GIVEN DATA:
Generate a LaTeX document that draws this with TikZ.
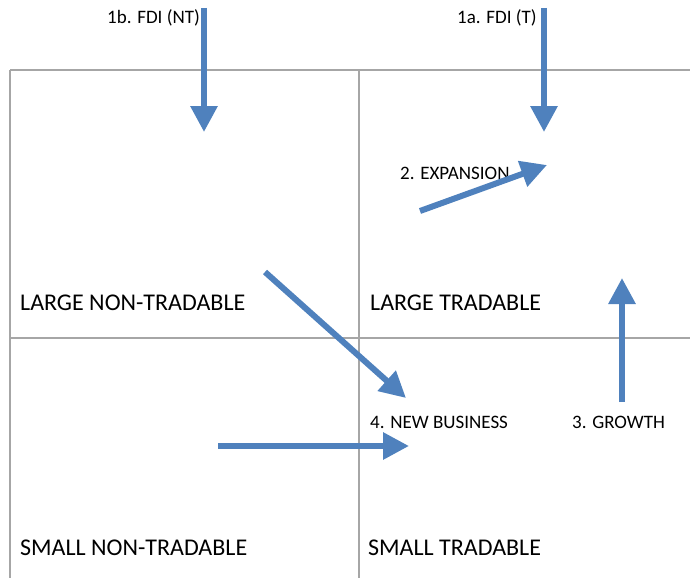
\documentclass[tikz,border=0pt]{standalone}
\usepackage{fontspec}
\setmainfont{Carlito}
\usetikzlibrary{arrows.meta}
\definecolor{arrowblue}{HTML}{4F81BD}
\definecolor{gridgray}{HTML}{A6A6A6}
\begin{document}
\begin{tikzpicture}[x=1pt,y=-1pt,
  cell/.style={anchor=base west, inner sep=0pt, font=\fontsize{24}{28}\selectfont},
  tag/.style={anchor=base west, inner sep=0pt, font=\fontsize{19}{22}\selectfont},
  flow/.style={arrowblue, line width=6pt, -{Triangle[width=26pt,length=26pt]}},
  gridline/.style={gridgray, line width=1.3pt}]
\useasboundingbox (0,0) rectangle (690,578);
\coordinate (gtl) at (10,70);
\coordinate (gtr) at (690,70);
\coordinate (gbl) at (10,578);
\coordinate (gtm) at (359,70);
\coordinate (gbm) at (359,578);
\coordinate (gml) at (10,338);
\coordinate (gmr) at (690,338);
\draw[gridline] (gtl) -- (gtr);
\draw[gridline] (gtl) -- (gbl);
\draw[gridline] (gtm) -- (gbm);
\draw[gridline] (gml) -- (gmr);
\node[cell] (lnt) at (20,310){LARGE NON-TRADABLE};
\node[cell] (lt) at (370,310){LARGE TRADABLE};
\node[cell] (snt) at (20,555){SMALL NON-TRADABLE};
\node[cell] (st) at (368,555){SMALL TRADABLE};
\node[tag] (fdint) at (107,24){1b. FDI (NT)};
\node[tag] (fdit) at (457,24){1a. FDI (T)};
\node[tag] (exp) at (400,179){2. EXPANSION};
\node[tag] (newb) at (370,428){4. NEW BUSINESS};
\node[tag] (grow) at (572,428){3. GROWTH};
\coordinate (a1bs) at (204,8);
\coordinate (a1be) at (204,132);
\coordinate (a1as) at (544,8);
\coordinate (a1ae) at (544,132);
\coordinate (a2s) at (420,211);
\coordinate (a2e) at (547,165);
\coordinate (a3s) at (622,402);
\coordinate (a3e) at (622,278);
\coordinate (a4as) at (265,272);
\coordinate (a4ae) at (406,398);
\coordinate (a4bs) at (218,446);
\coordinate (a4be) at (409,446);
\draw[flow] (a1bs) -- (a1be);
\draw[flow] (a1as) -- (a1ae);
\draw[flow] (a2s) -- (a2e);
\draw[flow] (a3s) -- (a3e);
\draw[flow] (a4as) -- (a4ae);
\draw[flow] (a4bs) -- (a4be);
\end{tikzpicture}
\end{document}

GIVEN TASK: Reproduce the full listing faithfully, but do not carry over any pictures.

FINAL ANSWER:
Generate a LaTeX document that draws this with TikZ.
\documentclass[tikz,border=0pt]{standalone}
\usepackage{fontspec}
\setmainfont{Carlito}
\usetikzlibrary{arrows.meta}
\definecolor{arrowblue}{HTML}{4F81BD}
\definecolor{gridgray}{HTML}{A6A6A6}
\begin{document}
\begin{tikzpicture}[x=1pt,y=-1pt,
  cell/.style={anchor=base west, inner sep=0pt, font=\fontsize{24}{28}\selectfont},
  tag/.style={anchor=base west, inner sep=0pt, font=\fontsize{19}{22}\selectfont},
  flow/.style={arrowblue, line width=6pt, -{Triangle[width=26pt,length=26pt]}},
  gridline/.style={gridgray, line width=1.3pt}]
\useasboundingbox (0,0) rectangle (690,578);
\coordinate (gtl) at (10,70);
\coordinate (gtr) at (690,70);
\coordinate (gbl) at (10,578);
\coordinate (gtm) at (359,70);
\coordinate (gbm) at (359,578);
\coordinate (gml) at (10,338);
\coordinate (gmr) at (690,338);
\draw[gridline] (gtl) -- (gtr);
\draw[gridline] (gtl) -- (gbl);
\draw[gridline] (gtm) -- (gbm);
\draw[gridline] (gml) -- (gmr);
\node[cell] (lnt) at (20,310){LARGE NON-TRADABLE};
\node[cell] (lt) at (370,310){LARGE TRADABLE};
\node[cell] (snt) at (20,555){SMALL NON-TRADABLE};
\node[cell] (st) at (368,555){SMALL TRADABLE};
\node[tag] (fdint) at (107,24){1b. FDI (NT)};
\node[tag] (fdit) at (457,24){1a. FDI (T)};
\node[tag] (exp) at (400,179){2. EXPANSION};
\node[tag] (newb) at (370,428){4. NEW BUSINESS};
\node[tag] (grow) at (572,428){3. GROWTH};
\coordinate (a1bs) at (204,8);
\coordinate (a1be) at (204,132);
\coordinate (a1as) at (544,8);
\coordinate (a1ae) at (544,132);
\coordinate (a2s) at (420,211);
\coordinate (a2e) at (547,165);
\coordinate (a3s) at (622,402);
\coordinate (a3e) at (622,278);
\coordinate (a4as) at (265,272);
\coordinate (a4ae) at (406,398);
\coordinate (a4bs) at (218,446);
\coordinate (a4be) at (409,446);
\draw[flow] (a1bs) -- (a1be);
\draw[flow] (a1as) -- (a1ae);
\draw[flow] (a2s) -- (a2e);
\draw[flow] (a3s) -- (a3e);
\draw[flow] (a4as) -- (a4ae);
\draw[flow] (a4bs) -- (a4be);
\end{tikzpicture}
\end{document}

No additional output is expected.